All the lockfile stuff would just drop out.  The reason I put in
locking in the first place was to keep users from screwing themselves
with certain old, flaky POP3 servers that had no busy locking at all,
like the old UCSD pop3d implementation.  But that was five years ago;
it's a different world now, and even the worst POP3 implementations
still live aren't that bad any more (IMAP servers always handled this
better).

The big disadvantage of this path is that "fetchmail -q" would stop
working, and running "fetchmail" in foreground with another instance 
in background would no longer simply wake up the background instance. 

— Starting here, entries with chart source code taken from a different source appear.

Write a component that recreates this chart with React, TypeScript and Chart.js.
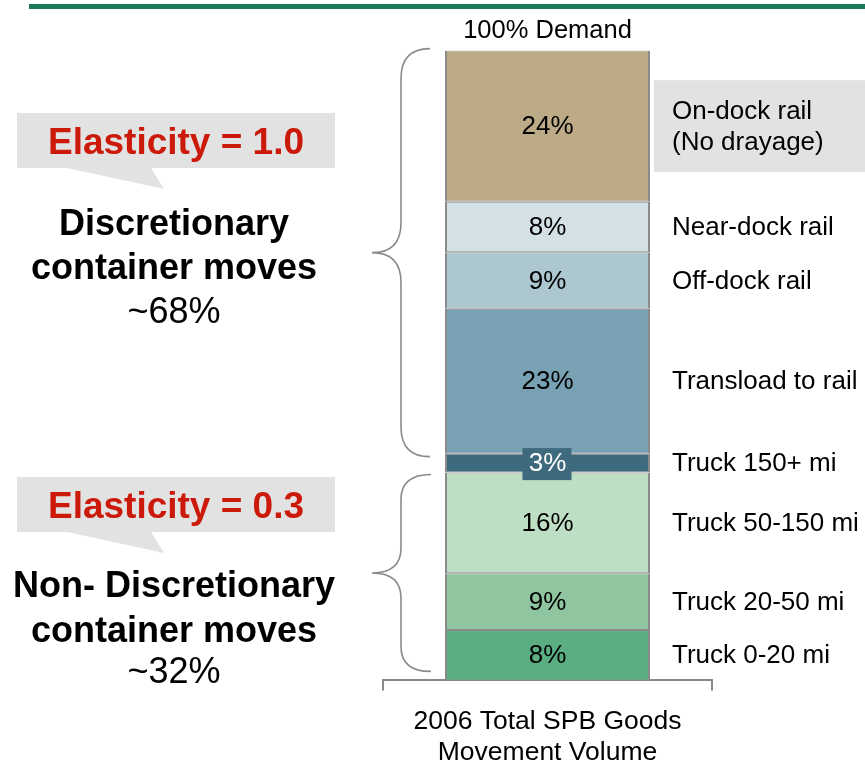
import React, { useEffect, useRef } from 'react';
import { Chart, registerables } from 'chart.js';

Chart.register(...registerables);

const FONT = "'Liberation Sans', Arial, Helvetica, sans-serif";

// ---- data ----
const categories = [['2006 Total SPB Goods', 'Movement Volume']];
const topTitle = '100% Demand';
// stacked from bottom to top
const segmentNames = [
  'Truck 0-20 mi',
  'Truck 20-50 mi',
  'Truck 50-150 mi',
  'Truck 150+ mi',
  'Transload to rail',
  'Off-dock rail',
  'Near-dock rail',
  'On-dock rail',
];
const segmentSideLabels = [
  ['Truck 0-20 mi'],
  ['Truck 20-50 mi'],
  ['Truck 50-150 mi'],
  ['Truck 150+ mi'],
  ['Transload to rail'],
  ['Off-dock rail'],
  ['Near-dock rail'],
  ['On-dock rail', '(No drayage)'],
];
const segmentValues = [8, 9, 16, 3, 23, 9, 8, 24];
const segmentColors = ['#5aae82', '#8fc6a0', '#bfdfc4', '#3e6a7e', '#78a2b3', '#adc7d0', '#d3e0e6', '#bcab86'];
const highlightedSegment = 'On-dock rail';
const boxedValueSegment = 'Truck 150+ mi';

const groupTitles = ['Elasticity = 1.0', 'Elasticity = 0.3'];
const groupNames = [
  ['Discretionary', 'container moves'],
  ['Non- Discretionary', 'container moves'],
];
const groupShares = ['~68%', '~32%'];
// stack value ranges covered by each brace [from, to]
const groupRanges = [
  [36, 100],
  [0, 33],
];

function drawBrace(ctx: CanvasRenderingContext2D, xEnd: number, xSpine: number, xTip: number, top: number, bottom: number, r: number) {
  const mid = (top + bottom) / 2;
  ctx.beginPath();
  ctx.moveTo(xEnd, top);
  ctx.quadraticCurveTo(xSpine, top, xSpine, top + r);
  ctx.lineTo(xSpine, mid - r);
  ctx.quadraticCurveTo(xSpine, mid, xTip, mid);
  ctx.quadraticCurveTo(xSpine, mid, xSpine, mid + r);
  ctx.lineTo(xSpine, bottom - r);
  ctx.quadraticCurveTo(xSpine, bottom, xEnd, bottom);
  ctx.stroke();
}

const decorPlugin = {
  id: 'decor',
  beforeDatasetsDraw(chart: any) {
    const ctx: CanvasRenderingContext2D = chart.ctx;
    const yScale = chart.scales.y;
    ctx.save();
    // top green rule
    ctx.fillStyle = '#1b7a5a';
    ctx.fillRect(29, 4, chart.width - 29, 5);

    // callouts + left text
    const calloutTops = [113, 477];
    const nameBaselines = [
      [235, 279],
      [597, 642],
    ];
    const shareBaselines = [323, 683];
    const cx = 174;
    for (let g = 0; g < 2; g++) {
      const t = calloutTops[g];
      ctx.fillStyle = '#e2e2e2';
      ctx.fillRect(17, t, 318, 55);
      ctx.beginPath();
      ctx.moveTo(67, t + 55);
      ctx.lineTo(151, t + 55);
      ctx.lineTo(164, t + 76);
      ctx.closePath();
      ctx.fill();

      ctx.textAlign = 'center';
      ctx.textBaseline = 'alphabetic';
      ctx.fillStyle = '#cc1a0a';
      ctx.font = `bold 37px ${FONT}`;
      ctx.fillText(groupTitles[g], cx + 2, t + 41);

      ctx.fillStyle = '#000';
      ctx.font = `bold 36px ${FONT}`;
      ctx.fillText(groupNames[g][0], cx, nameBaselines[g][0]);
      ctx.fillText(groupNames[g][1], cx, nameBaselines[g][1]);
      ctx.font = `36px ${FONT}`;
      ctx.fillText(groupShares[g], cx, shareBaselines[g]);
    }

    // braces
    ctx.strokeStyle = '#8a8a8a';
    ctx.lineWidth = 1.6;
    const b1Top = yScale.getPixelForValue(groupRanges[0][1]) - 2;
    const b1Bot = yScale.getPixelForValue(groupRanges[0][0]) + 3;
    drawBrace(ctx, 430, 401, 372, b1Top, b1Bot, 30);
    const b2Top = yScale.getPixelForValue(groupRanges[1][1]) + 2;
    const b2Bot = yScale.getPixelForValue(groupRanges[1][0]) - 9;
    drawBrace(ctx, 431, 401, 372, b2Top, b2Bot, 25);
    ctx.restore();
  },
  afterDatasetsDraw(chart: any) {
    const ctx: CanvasRenderingContext2D = chart.ctx;
    ctx.save();
    chart.data.datasets.forEach((ds: any, i: number) => {
      const el = chart.getDatasetMeta(i).data[0];
      if (!el) return;
      const props = el.getProps(['x', 'y', 'base', 'width'], true);
      const cy = (props.y + props.base) / 2;
      const right = props.x + props.width / 2;

      // value label
      const valueText = `${ds.data[0]}%`;
      ctx.font = `26px ${FONT}`;
      ctx.textAlign = 'center';
      ctx.textBaseline = 'middle';
      if (ds.label === boxedValueSegment) {
        ctx.fillStyle = ds.backgroundColor;
        ctx.fillRect(props.x - 25, cy - 15, 49, 32);
        ctx.fillStyle = '#ffffff';
      } else {
        ctx.fillStyle = '#000';
      }
      ctx.fillText(valueText, props.x, cy + 1);

      // side label
      const lines = segmentSideLabels[i];
      if (ds.label === highlightedSegment) {
        ctx.fillStyle = '#e2e2e2';
        ctx.fillRect(right + 4, cy - 46, chart.width - right - 4, 92);
      }
      ctx.fillStyle = '#000';
      ctx.textAlign = 'left';
      const lh = 31;
      lines.forEach((ln: string, k: number) => {
        ctx.fillText(ln, right + 22, cy + 1 + (k - (lines.length - 1) / 2) * lh);
      });
    });
    ctx.restore();
  },
};

function StackedChart() {
  const canvasRef = useRef<HTMLCanvasElement | null>(null);
  useEffect(() => {
    if (!canvasRef.current) return;
    const chart = new Chart(canvasRef.current, {
      type: 'bar',
      data: {
        labels: categories,
        datasets: segmentNames.map((name, i) => ({
          label: name,
          data: [segmentValues[i]],
          backgroundColor: segmentColors[i],
          borderColor: '#8a8a8a',
          borderWidth: { top: 1, bottom: 1, left: 2, right: 2 },
          borderSkipped: false,
          barPercentage: 0.623,
          categoryPercentage: 1,
        })),
      },
      options: {
        responsive: false,
        animation: false,
        devicePixelRatio: 1,
        layout: { padding: { top: 0, left: 383, right: 153, bottom: -20 } },
        plugins: {
          legend: { display: false },
          tooltip: { enabled: false },
          title: {
            display: true,
            text: topTitle,
            color: '#000',
            font: { family: FONT, size: 25.5, weight: 'normal' },
            padding: { top: 16, bottom: 4 },
          },
        },
        scales: {
          x: {
            stacked: true,
            grid: {
              display: true,
              drawOnChartArea: false,
              drawTicks: true,
              tickLength: 10,
              color: '#8a8a8a',
              lineWidth: 2,
              offset: true,
            },
            border: { display: true, color: '#8a8a8a', width: 2 },
            ticks: {
              color: '#000',
              padding: 15,
              maxRotation: 0,
              font: { family: FONT, size: 26.5 },
            },
          },
          y: {
            stacked: true,
            display: false,
            min: 0,
            max: 100,
          },
        },
      },
      plugins: [decorPlugin],
    });
    return () => chart.destroy();
  }, []);
  return <canvas ref={canvasRef} width={865} height={764} style={{ display: 'block' }} />;
}

export default function App() {
  return (
    <div style={{ position: 'absolute', left: 0, top: 0, width: 865, height: 764, background: '#fff' }}>
      <StackedChart />
    </div>
  );
}
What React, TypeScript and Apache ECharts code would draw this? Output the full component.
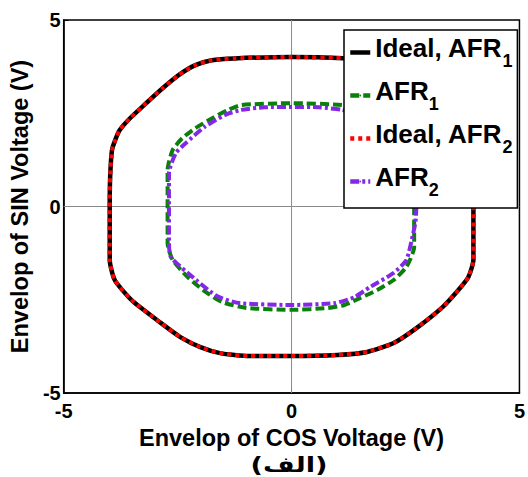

On one level this is an implementation problem -- I use the lockfile
as a rendezvous where foreground instances of fetchmail can find the
PID of the unique background instance.  On another level it's more
fundamental -- without locking, there is not necessarily a unique
background instance at all.  How would we know which one to signal?

COMPLEX WAY:

There is a solution to the -q problem, but it's hairy.  Each fetchmail
instance would have to post its PID to a common database; we'd
interpret `fetchmail' as "if there are background instances running,
wake them all up; otherwise background yourself", and `fetchmail -q'
as "terminate all other instances".  We could play cute games with
allowing a subset of running instances to be selected by the
command-line arguments in the same way that servers to be polled are
now.

If we did this, we'd get mailbox locking for free -- fetchmail
instances could register a lock in the database at the start of a
poll, and remove it at the end.

Implementing such a database is complicated by the fact that we can't
assume all relevant instances will be run under the same user ID.
Some might be daemons started by a sysadmin and running in root mode.
This makes using the filesystem for the database problematic -- all
instances would have to run suid to get read-write access to some 
shared database is system-land.

There is a way, however -- shared-memory segments (which have the
desirable properties that they automatically vanish on a reboot and
can be made to vanish automatically when the number of processes
referencing one goes to zero). In this design, all fetchmail instances
would post their PIDs, locks, and foreground/background status to a
common shared-memory segment.

The drawback of this approach is (a) complexity, and (b) not all
Unixes support the shared-memory primitives.  So -q would break on
some systems.

WHAT TO DO?

I'm tossing this out for discussion.  The three basic alternatives are:

(a) leave the present locking alone in order to keep -q working everywhere.

(b) scrap client-side locking entirely -- multiple concurrent
    instances would be possible, but -q would stop working.

(c) do the funky chicken with shared memory -- multiple concurrent
    instances would be possible, and -q would mostly work but might
    break on some platforms.

I don't expect this will go in before 5.8.0, anyway.
-- 
                <a href="http://www.tuxedo.org/~esr/";>Eric S. Raymond</a>

A right is not what someone gives you; it's what no one can take from you. 
        -- Ramsey Clark